I was determined that we'd have a good time. That meant searching for tips about how to organize our visit, find the best pavilions, and avoid running afoul of the many, many rules that served to remind visitors: "Welcome to China, sort of, but don't get too comfy. After all, this is China."
After gathering reams of recommendations and cautionary tales, I transferred the most critical stuff into a tiny red spiral-bound notebook that I naturally called my "Little Red Book." Then, a few hours before we landed, I buckled down and began my inquiries into Mandarin - only to learn that the damned language isn't just composed of different words but also different tones.
That means that I could say, "How ya doing?" with friendly confidence, only to learn later that I'd announced my predilection for sheep or something. Oh, and then it turns out that Shanghai speakers supposedly use an entirely distinct dialect. Worse yet, my mental soundtrack wasn't even anything vaguely Chinese. Over and over, Murray Head's "One Night in Bangkok" ran furrows through my brain, though we wouldn't be in Thailand for another week. I was screwed.
After deplaning, we cruised the travelators, passing welcome signs from Shanghai Expo mascot Haibao and mildly dreading the passport and visa drills to follow. You can imagine my thrill when I offered a cheery "zai jian" to the uniformed guy at customs and received a genuine smile in response. Exiting the baggage area, we were greeted by a guide hired by the tour group who arranged many of our activities for the trip [We don't go on "guided tours," but we have no problem paying a bit more for an expert to secure tickets and transfers, at least during a complex trip far from home].
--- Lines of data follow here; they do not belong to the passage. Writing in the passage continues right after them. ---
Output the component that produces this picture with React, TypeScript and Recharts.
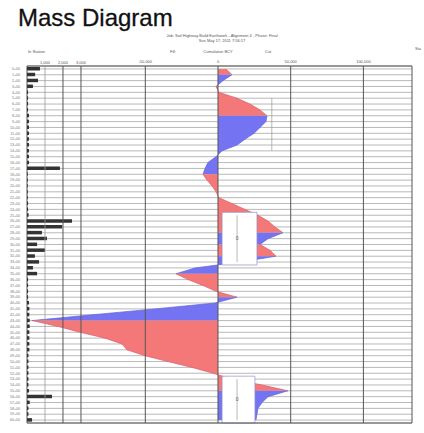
import React from 'react';
import {
  ComposedChart,
  Area,
  Bar,
  XAxis,
  YAxis,
  CartesianGrid,
  ReferenceLine,
  ReferenceArea,
} from 'recharts';

// Stations (rows, top to bottom)
const stations = [
  '0+00', '1+00', '2+00', '3+00', '4+00', '5+00', '6+00', '7+00', '8+00', '9+00',
  '10+00', '11+00', '12+00', '13+00', '14+00', '15+00', '16+00', '17+00', '18+00', '19+00',
  '20+00', '21+00', '22+00', '23+00', '24+00', '25+00', '26+00', '27+00', '28+00', '29+00',
  '30+00', '31+00', '32+00', '33+00', '34+00', '35+00', '36+00', '37+00', '38+00', '39+00',
  '40+00', '41+00', '42+00', '43+00', '44+00', '45+00', '46+00', '47+00', '48+00', '49+00',
  '50+00', '51+00', '52+00', '53+00', '54+00', '55+00', '56+00', '57+00', '58+00', '59+00',
  '60+00',
];

// Cumulative BCY (mass ordinate) at each station
const massBCY = [
  5500, 9600, 3400, -1400, 700, 13100, 22000, 28900, 33700, 33000,
  28900, 24800, 18600, 13100, 2800, -1400, -6900, -8900, -10300, -7600,
  -4100, -1400, 700, 9600, 18600, 27500, 34400, 39200, 44700, 34400,
  28900, 35800, 39900, 15100, -15800, -28900, -20600, -10300, -1400, 13100,
  -2100, -43300, -86000, -127900, -110000, -94900, -77700, -66000, -62600, -50200,
  -34400, -17900, -3400, 9600, 30300, 48100, 34400, 30300, 27500, 26800,
  26100,
];

// Station volume profile (BCY) drawn in the left panel
const profileBCY = [
  720, 450, 610, 330, 60, 60, 60, 60, 110, 110,
  110, 110, 110, 110, 110, 110, 110, 1830, 40, 40,
  40, 40, 40, 60, 60, 90, 2500, 1950, 830, 1110,
  560, 1000, 440, 670, 330, 560, 60, 60, 60, 60,
  110, 130, 130, 150, 150, 130, 130, 130, 130, 80,
  80, 80, 80, 80, 80, 110, 1390, 150, 80, 80,
  280,
];

const massTicks = [-50000, 0, 50000, 100000];
const profileTicks = [1000, 2000, 3000];
const profileTickLabels = ['1,000', '2,000', '3,000'];

// Balanced haul boxes: station range and BCY range
const hauls = [
  { from: '25+00', to: '33+00', lo: 2800, hi: 26800, mid: 13100 },
  { from: '53+00', to: '60+00', lo: 2800, hi: 25400, mid: 13100 },
];

const MASS_DOMAIN: [number, number] = [-131361, 133425];
const PROFILE_DOMAIN: [number, number] = [0, 21400];

const RED = '#f47878';
const BLUE = '#7474f2';

// Split the mass curve into monotone runs: rising = red, falling = blue
type Run = { start: number; end: number; dir: number };
const runs: Run[] = [];
{
  let cur: Run | null = null;
  for (let i = 1; i < massBCY.length; i++) {
    const d = massBCY[i] >= massBCY[i - 1] ? 1 : -1;
    if (cur && cur.dir === d) {
      cur.end = i;
    } else {
      cur = { start: i - 1, end: i, dir: d };
      runs.push(cur);
    }
  }
}

const data = stations.map((station, i) => {
  const row: Record<string, string | number | null> = {
    station,
    profile: profileBCY[i],
  };
  runs.forEach((r, k) => {
    row[`seg${k}`] = i >= r.start && i <= r.end ? massBCY[i] : null;
  });
  return row;
});

const fmt = (v: number) => (v === 0 ? '0' : v.toLocaleString('en-US'));

export default function App() {
  return (
    <div
      style={{
        position: 'absolute',
        left: 0,
        top: 0,
        width: 424,
        height: 433,
        background: '#fff',
        fontFamily: 'Liberation Sans, Arial, sans-serif',
      }}
    >
      <svg
        width={424}
        height={60}
        style={{ position: 'absolute', left: 0, top: 0 }}
      >
        <text x={18} y={26} fontSize={24} fill="#111" stroke="#111" strokeWidth={0.3} fontFamily="Liberation Sans, Arial, sans-serif">
          Mass Diagram
        </text>
        <text x={222} y={37} fontSize={4} fill="#555" textAnchor="middle">
          Job: Soil Highway Build Earthwork - Alignment 4 - Phase: Final
        </text>
        <text x={222} y={42} fontSize={4} fill="#555" textAnchor="middle">
          Sun May 17, 2011 7:56:17
        </text>
        <text x={28} y={53} fontSize={4} fill="#555">In Station</text>
        <text x={170} y={53} fontSize={4} fill="#555">Fill</text>
        <text x={218} y={53} fontSize={4} fill="#555" textAnchor="middle">Cumulative BCY</text>
        <text x={265} y={53} fontSize={4} fill="#555">Cut</text>
        <text x={415} y={50} fontSize={4} fill="#555">Sta</text>
      </svg>
      <div style={{ position: 'absolute', left: 0, top: 0 }}>
        <ComposedChart
          width={424}
          height={433}
          data={data}
          layout="vertical"
          margin={{ top: 56, right: 12, bottom: 10, left: 0 }}
          barCategoryGap={0}
        >
          <CartesianGrid vertical={false} stroke="#b0b0b0" strokeWidth={0.9} />
          <XAxis
            xAxisId="m"
            type="number"
            orientation="top"
            domain={MASS_DOMAIN}
            ticks={massTicks}
            tickFormatter={fmt}
            allowDataOverflow
            axisLine={false}
            tickLine={false}
            tickSize={1}
            height={10}
            tick={{ fontSize: 4, fill: '#555' }}
          />
          <XAxis
            xAxisId="p"
            type="number"
            orientation="top"
            domain={PROFILE_DOMAIN}
            allowDataOverflow
            hide
          />
          <YAxis
            type="category"
            dataKey="station"
            width={27}
            interval={0}
            axisLine={false}
            tickLine={false}
            tickMargin={1}
            tick={{ fontSize: 3.6, fill: '#777' }}
          />
          <Bar
            xAxisId="p"
            dataKey="profile"
            fill="#333"
            barSize={3.5}
            isAnimationActive={false}
          />
          {runs.map((r, k) => (
            <Area
              key={k}
              xAxisId="m"
              dataKey={`seg${k}`}
              type="linear"
              fill={r.dir > 0 ? RED : BLUE}
              fillOpacity={1}
              stroke={r.dir > 0 ? '#d85c70' : '#6262d8'}
              strokeWidth={0.7}
              dot={false}
              activeDot={false}
              connectNulls={false}
              isAnimationActive={false}
            />
          ))}
          {hauls.map((h, k) => (
            <ReferenceArea
              key={`h${k}`}
              xAxisId="m"
              x1={h.lo}
              x2={h.hi}
              y1={h.from}
              y2={h.to}
              fill="#ffffff"
              fillOpacity={1}
              stroke="#9090c8"
              strokeWidth={0.7}
              zIndex={150}
            />
          ))}
          {hauls.map((h, k) => (
            <ReferenceLine
              key={`hm${k}`}
              xAxisId="m"
              segment={[
                { x: h.mid, y: h.from },
                { x: h.mid, y: h.to },
              ]}
              stroke="#888"
              strokeWidth={0.6}
              label={{ value: '0', fontSize: 5, fill: '#555', position: 'center' }}
            />
          ))}
          <ReferenceLine
            xAxisId="m"
            segment={[
              { x: 37000, y: '5+00' },
              { x: 37000, y: '14+00' },
            ]}
            stroke="#888"
            strokeWidth={0.6}
          />
          {profileTicks.map((t, i) => (
            <ReferenceLine
              key={`p${t}`}
              xAxisId="p"
              x={t}
              stroke={i === 0 ? '#999' : '#555'}
              strokeWidth={i === 0 ? 0.8 : 1}
              label={{ value: profileTickLabels[i], position: 'top', fontSize: 4, fill: '#555', offset: 2 }}
            />
          ))}
          {massTicks.map((t) => (
            <ReferenceLine
              key={`m${t}`}
              xAxisId="m"
              x={t}
              stroke="#555"
              strokeWidth={1}
            />
          ))}
          <ReferenceArea
            xAxisId="m"
            x1={MASS_DOMAIN[0]}
            x2={MASS_DOMAIN[1]}
            y1={stations[0]}
            y2={stations[stations.length - 1]}
            fill="none"
            stroke="#555"
            strokeWidth={1}
            zIndex={160}
          />
        </ComposedChart>
      </div>
    </div>
  );
}
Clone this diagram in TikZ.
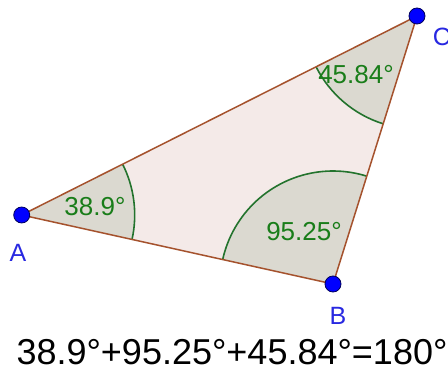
\documentclass[tikz,border=0pt]{standalone}
\usepackage{fontspec}
\setmainfont{Liberation Sans}
\usetikzlibrary{calc}
\definecolor{trifill}{RGB}{244,234,232}
\definecolor{secfill}{RGB}{219,217,208}
\definecolor{edgecol}{RGB}{165,82,45}
\definecolor{arccol}{RGB}{35,115,45}
\definecolor{angtext}{RGB}{25,125,25}
\definecolor{ptblue}{RGB}{0,0,255}
\definecolor{ptline}{RGB}{0,0,90}
\definecolor{lblblue}{RGB}{40,40,225}
\tikzset{
  edge/.style={draw=edgecol, line width=1.5pt},
  arcline/.style={draw=arccol, line width=1.6pt},
  sector/.style={fill=secfill},
  angtxt/.style={text=angtext, font=\fontsize{26}{30}\selectfont, inner sep=0pt},
  ptlbl/.style={text=lblblue, font=\fontsize{25}{30}\selectfont, inner sep=0pt},
  ptdot/.style={circle, fill=ptblue, draw=ptline, line width=0.8pt, minimum size=16pt, inner sep=0pt},
}
\begin{document}
\begin{tikzpicture}[x=1pt,y=1pt]
\useasboundingbox[fill=white] (0,0) rectangle (448,378);
\coordinate (A) at (21.7,163);
\coordinate (B) at (333,94);
\coordinate (C) at (417,362);
% triangle fill
\fill[trifill] (A) -- (B) -- (C) -- cycle;
% sectors
\foreach \P/\Q/\R in {A/B/C, B/C/A, C/A/B}{
  \path[sector] let \p1=($(\Q)-(\P)$), \p2=($(\R)-(\P)$),
      \n1={atan2(\y1,\x1)}, \n2={atan2(\y2,\x2)} in
      (\P) -- ++(\n1:113pt) arc[start angle=\n1, end angle=\n2, radius=113pt] -- cycle;
  \path[arcline] let \p1=($(\Q)-(\P)$), \p2=($(\R)-(\P)$),
      \n1={atan2(\y1,\x1)}, \n2={atan2(\y2,\x2)} in
      ($(\P)+(\n1:113pt)$) arc[start angle=\n1, end angle=\n2, radius=113pt];
}
% edges
\draw[edge] (A) -- (B) -- (C) -- cycle;
% angle labels
\node[angtxt] (la) at (95,171) {38.9°};
\node[angtxt] (lb) at (304,146) {95.25°};
\node[angtxt] (lc) at (356,303) {45.84°};
% points
\node[ptdot] (pA) at (A) {};
\node[ptdot] (pB) at (B) {};
\node[ptdot] (pC) at (C) {};
\node[ptlbl] (nA) at (18,125) {A};
\node[ptlbl] (nB) at (338,62) {B};
\node[ptlbl] (nC) at (442,341) {C};
% sum
\node[inner sep=0pt, font=\fontsize{36}{40}\selectfont] (sum) at (232,26) {38.9°+95.25°+45.84°=180°};
\end{tikzpicture}
\end{document}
|Shamelessly cheesy pic of Haibao and Andy|
Driving into town, Jenny and I abandoned any pretense of reserve, oo'ing and ah'ing at the buildings' swirling animation and dazzling neon. It seemed like a child's fantasy of sci-fi movies and cartoons projected onto the landscape. As soon as we'd settled into the Hua Ting Guest House, we stared out the window at the stunning view, which included a giant Ikea sign.
Safely ensconced in our room, I immediately had to leave. I flashed back on Roy Neary's line near the end of Close Encounters of the Third Kind, "I've gotta get down there." So I returned to the street level in search of a quick-stop for a cold drink. On the way, I received an invitation for a "Massage-ee?" by an attractive young woman who appeared from the darkness. Mildly annoyed and mighty tired, I could only remember the Chinese "bu," which means that I replied to her offer with a stupidly non-sensical "not!"
Inside the quick-stop, an old woman was furiously stocking colas in a blessedly cold fridge. A few fell and I stopped to pick them up; she smiled, her brow sweaty from exertion, and offered a weary, "Xie xie." Returning to my room, wilted from the heat, I felt the same way.